For the most part, Sandeen is unbiased because there is little solid historical opinion or analysis expressed. The book is mostly detail after detail of mere facts. It is much more than a history of millenarianism, it is also a history of every person remotely connected with it. For example, Lyman Stewart was an oil investor who “was threatened by Standard Oil interests, which he customarily referred to as ‘the octopus'” (p.190). John Darby is described as “a petty tyrant, for he was most tyrannical about petty things” (p.31). And Edward Irving had a squint and a stilted oratory “owing to the fact that he abhorred the stylists of the eighteenth century and consciously modeled his own rhetoric after the pre-Restoration divines” (p.15). Spare me the minute.
The book would be much better and more readable if he had stuck with presenting the findings rather than the minutia of facts. As interesting as some of the superfluous facts are, they were not necessary for this work.

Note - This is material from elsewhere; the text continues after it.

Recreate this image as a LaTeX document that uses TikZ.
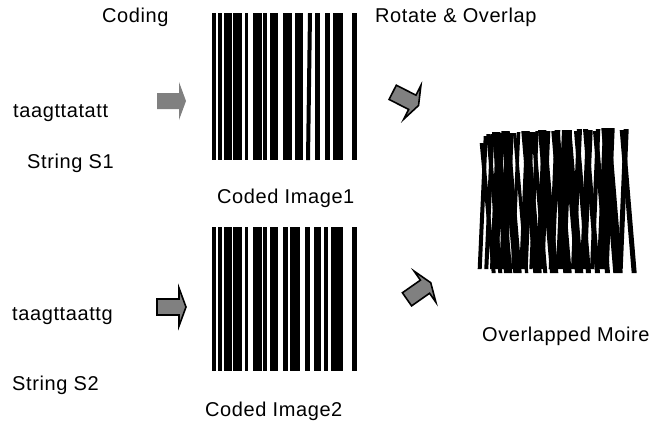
\documentclass[tikz,border=0pt]{standalone}
\usepackage{fontspec}
\setmainfont{Liberation Sans}[LetterSpace=3]
\begin{document}
\begin{tikzpicture}[x=1pt,y=-1pt,
  lbl/.style={anchor=base west, inner sep=0pt, font=\fontsize{20}{22}\selectfont},
  barfill/.style={fill=black},
  plainarrow/.style={fill=black!50, draw=none},
  framedarrow/.style={fill=black!50, draw=black, line width=1.6pt, line join=miter},
  pics/fatarrow/.style={code={
    \path[pic actions] (-22,-8) -- (0,-8) -- (0,-19) -- (7,0) -- (0,19) -- (0,8) -- (-22,8) -- cycle;}}
]
\useasboundingbox (0,0) rectangle (664,426);

% texts
\node[lbl] (coding) at (102,22.7) {Coding};
\node[lbl] (rotate) at (375,22.7) {Rotate \& Overlap};
\node[lbl] (s1) at (13,117) {taagttatatt};
\node[lbl] (s1lbl) at (27,168) {String S1};
\node[lbl] (img1lbl) at (217,203) {Coded Image1};
\node[lbl] (s2) at (12,320) {taagttaattg};
\node[lbl] (s2lbl) at (12,390) {String S2};
\node[lbl] (img2lbl) at (205,416) {Coded Image2};
\node[lbl] (moirelbl) at (482,341.7) {Overlapped Moire};

% coded image 1
\foreach \a/\b in {211.7/215.7, 218.3/222.3, 224/232.3, 233.3/241.7, 245/248.3, 253.3/261.7, 263.3/267.3, 270/278.3, 283.3/291.7, 295/303.3, 315/320, 325/330, 333.3/342.7, 351.7/356.7}
  \fill[barfill] (\a,13) rectangle (\b,160);
\fill[barfill] (308,13) -- (312,13) -- (310,160) -- (306,160) -- cycle;

% coded image 2
\foreach \a/\b in {211.7/215.7, 218.3/222.3, 224/232.3, 233.3/241.7, 245/248.3, 253.3/261.7, 263.3/266.7, 270/278.3, 282.7/288.3, 290/300, 305/310, 314/320.7, 324/328.3, 331/342.7, 351.7/356.7}
  \fill[barfill] (\a,226.7) rectangle (\b,371);

% overlapped moire: image 1 rotated one way
\foreach \a/\b/\t in {211.7/215.7/143, 218.3/222.3/134, 224/232.3/132, 233.3/241.7/131, 245/248.3/133, 253.3/261.7/131, 263.3/267.3/132, 270/278.3/130, 283.3/291.7/131, 295/303.3/130, 306/311/131, 315/320/129, 325/330/131, 333.3/342.7/128, 351.7/356.7/130}
  \fill[barfill] (\a+268,\t) -- (\b+268,\t) -- (\b+280,273) -- (\a+280,273) -- cycle;
% image 2 rotated the other way
\foreach \a/\b/\t in {211.7/215.7/136, 218.3/222.3/134, 224/232.3/133, 233.3/241.7/133, 245/248.3/132, 253.3/261.7/132, 263.3/266.7/131, 270/278.3/131, 282.7/288.3/130, 290/300/130, 305/310/129, 314/320.7/130, 324/328.3/129, 331/342.7/128, 351.7/356.7/129}
  \fill[barfill] (\a+272,\t) -- (\b+272,\t) -- (\b+266,269) -- (\a+266,269) -- cycle;

% block arrows
\pic[plainarrow] (arr1) at (179,101) {fatarrow};
\pic[framedarrow, rotate=-27] (arr2) at (412.3,102.3) {fatarrow};
\pic[framedarrow] (arr3) at (179,307) {fatarrow};
\pic[framedarrow, rotate=35] (arr4) at (425,286.7) {fatarrow};
\end{tikzpicture}
\end{document}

But the most critical failing of the book are the loose ends, some of which are crucial to the history of Fundamentalism. And there are also a number of seeming contradictions. Both problems appear to arise from the same source– Sandeen’s lack of willingness to make connections and inferences. This could explain why his book reads more like a primary source from which a reader must find the reasons why and how of events. He does a better job of analysis in the introduction and early in the first chapter, but the reader must often hunt for the conclusions and analysis in the remainder of the book.
He is even hesitant to make connections and conclusions. For example, about the Student Volunteer Movement, Sandeen says:
Significantly, the philosophy of missions incorporated in the SVM motto, ‘the evangelization of the world in this generation,’ seems molded after that of the millenarians… This similarity in outlook is not surprising, since the SVM originated in conferences completely dominated by millenarian speakers… Millenarians did not dominate or control the SVM, nor would it be possible to prove that their philosophy of missions was adopted by the SVM. (p.185-186)
At the very end of the book, Sandeen mentions a major new situation which he does not even begin to explain. He established that Methodists were not millenarians, but the controversies of the 1920s involved them as much as Baptists or Presbyterians. Then he mentions a critically important fact with no explanation: “There does not seem to be any way in which a consistent millenarian could have justified the attempt to force ‘creationism’ upon the schools… To do so was to forsake one of the basic ingredients in the millenarian world view” (p.268).
Millenarians were not supposed to be interested in changing the world. So when you consider that involvement in society is a major element in modern Fundamentalism, this was an important change. But how and why did the change occur? No information is even hinted at; the influence of the Social Gospel perhaps?
Though Sandeen does provide a history of the millenarian movement, which finds its way into Fundamentalism, he fails to provide one of the critical elements for the formation of the modern Fundamentalist movement. The last sentence of the probable thesis statement says that rather than millenarianism being a root of Fundamentalism, “Fundamentalism ought to be understood partly if not largely as one aspect of the history of millenarianism.”
I thought this book was to be a history of millenarianism, and how millenarianism was only a part of Fundamentalism, not how Fundamentalism is part of millenarian history. The above statement of Sandeen could be the reason he fails to define modern Fundamentalism– his thesis was unclear and the outcome of the book is also unclear.